GIVEN TASK:
Retype the data that follows line by line, exactly, and leave its pictures out.

DATA PROVIDED:
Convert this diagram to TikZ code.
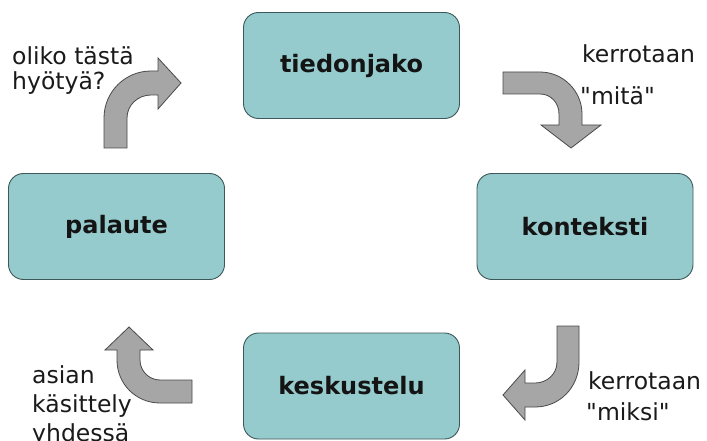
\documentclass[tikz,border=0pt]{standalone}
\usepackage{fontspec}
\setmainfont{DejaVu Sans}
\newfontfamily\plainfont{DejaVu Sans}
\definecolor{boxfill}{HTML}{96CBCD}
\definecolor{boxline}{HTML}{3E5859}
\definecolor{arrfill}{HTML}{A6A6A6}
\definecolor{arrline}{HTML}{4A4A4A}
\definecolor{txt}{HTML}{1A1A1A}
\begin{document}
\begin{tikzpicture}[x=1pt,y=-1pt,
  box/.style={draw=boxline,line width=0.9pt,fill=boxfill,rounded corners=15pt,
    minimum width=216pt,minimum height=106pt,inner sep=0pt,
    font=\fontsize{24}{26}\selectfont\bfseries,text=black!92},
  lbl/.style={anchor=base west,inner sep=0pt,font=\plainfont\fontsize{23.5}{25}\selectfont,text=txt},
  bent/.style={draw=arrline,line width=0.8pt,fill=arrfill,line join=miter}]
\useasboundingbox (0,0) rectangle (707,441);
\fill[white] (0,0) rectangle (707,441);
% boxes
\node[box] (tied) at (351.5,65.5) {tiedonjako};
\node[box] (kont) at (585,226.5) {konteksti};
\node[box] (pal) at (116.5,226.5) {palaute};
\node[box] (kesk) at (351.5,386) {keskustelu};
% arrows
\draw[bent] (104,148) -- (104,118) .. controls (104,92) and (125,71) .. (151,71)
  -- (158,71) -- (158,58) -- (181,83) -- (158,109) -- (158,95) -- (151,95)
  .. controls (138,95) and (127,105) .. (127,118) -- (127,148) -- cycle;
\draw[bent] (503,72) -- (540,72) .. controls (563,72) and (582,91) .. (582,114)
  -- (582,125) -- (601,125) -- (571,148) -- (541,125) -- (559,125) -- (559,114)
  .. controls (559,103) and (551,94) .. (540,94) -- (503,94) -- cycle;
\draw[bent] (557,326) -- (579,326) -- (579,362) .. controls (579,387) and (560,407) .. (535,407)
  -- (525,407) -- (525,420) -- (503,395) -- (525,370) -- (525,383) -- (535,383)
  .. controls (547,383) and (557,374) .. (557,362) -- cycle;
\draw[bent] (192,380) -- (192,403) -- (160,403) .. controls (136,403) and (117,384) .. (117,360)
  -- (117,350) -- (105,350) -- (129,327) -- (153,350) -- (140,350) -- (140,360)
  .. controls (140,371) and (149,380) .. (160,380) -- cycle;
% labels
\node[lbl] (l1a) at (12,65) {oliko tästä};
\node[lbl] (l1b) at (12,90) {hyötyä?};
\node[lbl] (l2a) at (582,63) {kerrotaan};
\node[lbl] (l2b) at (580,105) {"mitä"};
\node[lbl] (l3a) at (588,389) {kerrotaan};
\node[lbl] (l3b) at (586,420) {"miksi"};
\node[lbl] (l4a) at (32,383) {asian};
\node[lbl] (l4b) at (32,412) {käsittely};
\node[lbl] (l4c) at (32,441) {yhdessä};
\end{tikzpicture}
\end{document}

WORKED ANSWER:
Convert this diagram to TikZ code.
\documentclass[tikz,border=0pt]{standalone}
\usepackage{fontspec}
\setmainfont{DejaVu Sans}
\newfontfamily\plainfont{DejaVu Sans}
\definecolor{boxfill}{HTML}{96CBCD}
\definecolor{boxline}{HTML}{3E5859}
\definecolor{arrfill}{HTML}{A6A6A6}
\definecolor{arrline}{HTML}{4A4A4A}
\definecolor{txt}{HTML}{1A1A1A}
\begin{document}
\begin{tikzpicture}[x=1pt,y=-1pt,
  box/.style={draw=boxline,line width=0.9pt,fill=boxfill,rounded corners=15pt,
    minimum width=216pt,minimum height=106pt,inner sep=0pt,
    font=\fontsize{24}{26}\selectfont\bfseries,text=black!92},
  lbl/.style={anchor=base west,inner sep=0pt,font=\plainfont\fontsize{23.5}{25}\selectfont,text=txt},
  bent/.style={draw=arrline,line width=0.8pt,fill=arrfill,line join=miter}]
\useasboundingbox (0,0) rectangle (707,441);
\fill[white] (0,0) rectangle (707,441);
% boxes
\node[box] (tied) at (351.5,65.5) {tiedonjako};
\node[box] (kont) at (585,226.5) {konteksti};
\node[box] (pal) at (116.5,226.5) {palaute};
\node[box] (kesk) at (351.5,386) {keskustelu};
% arrows
\draw[bent] (104,148) -- (104,118) .. controls (104,92) and (125,71) .. (151,71)
  -- (158,71) -- (158,58) -- (181,83) -- (158,109) -- (158,95) -- (151,95)
  .. controls (138,95) and (127,105) .. (127,118) -- (127,148) -- cycle;
\draw[bent] (503,72) -- (540,72) .. controls (563,72) and (582,91) .. (582,114)
  -- (582,125) -- (601,125) -- (571,148) -- (541,125) -- (559,125) -- (559,114)
  .. controls (559,103) and (551,94) .. (540,94) -- (503,94) -- cycle;
\draw[bent] (557,326) -- (579,326) -- (579,362) .. controls (579,387) and (560,407) .. (535,407)
  -- (525,407) -- (525,420) -- (503,395) -- (525,370) -- (525,383) -- (535,383)
  .. controls (547,383) and (557,374) .. (557,362) -- cycle;
\draw[bent] (192,380) -- (192,403) -- (160,403) .. controls (136,403) and (117,384) .. (117,360)
  -- (117,350) -- (105,350) -- (129,327) -- (153,350) -- (140,350) -- (140,360)
  .. controls (140,371) and (149,380) .. (160,380) -- cycle;
% labels
\node[lbl] (l1a) at (12,65) {oliko tästä};
\node[lbl] (l1b) at (12,90) {hyötyä?};
\node[lbl] (l2a) at (582,63) {kerrotaan};
\node[lbl] (l2b) at (580,105) {"mitä"};
\node[lbl] (l3a) at (588,389) {kerrotaan};
\node[lbl] (l3b) at (586,420) {"miksi"};
\node[lbl] (l4a) at (32,383) {asian};
\node[lbl] (l4b) at (32,412) {käsittely};
\node[lbl] (l4c) at (32,441) {yhdessä};
\end{tikzpicture}
\end{document}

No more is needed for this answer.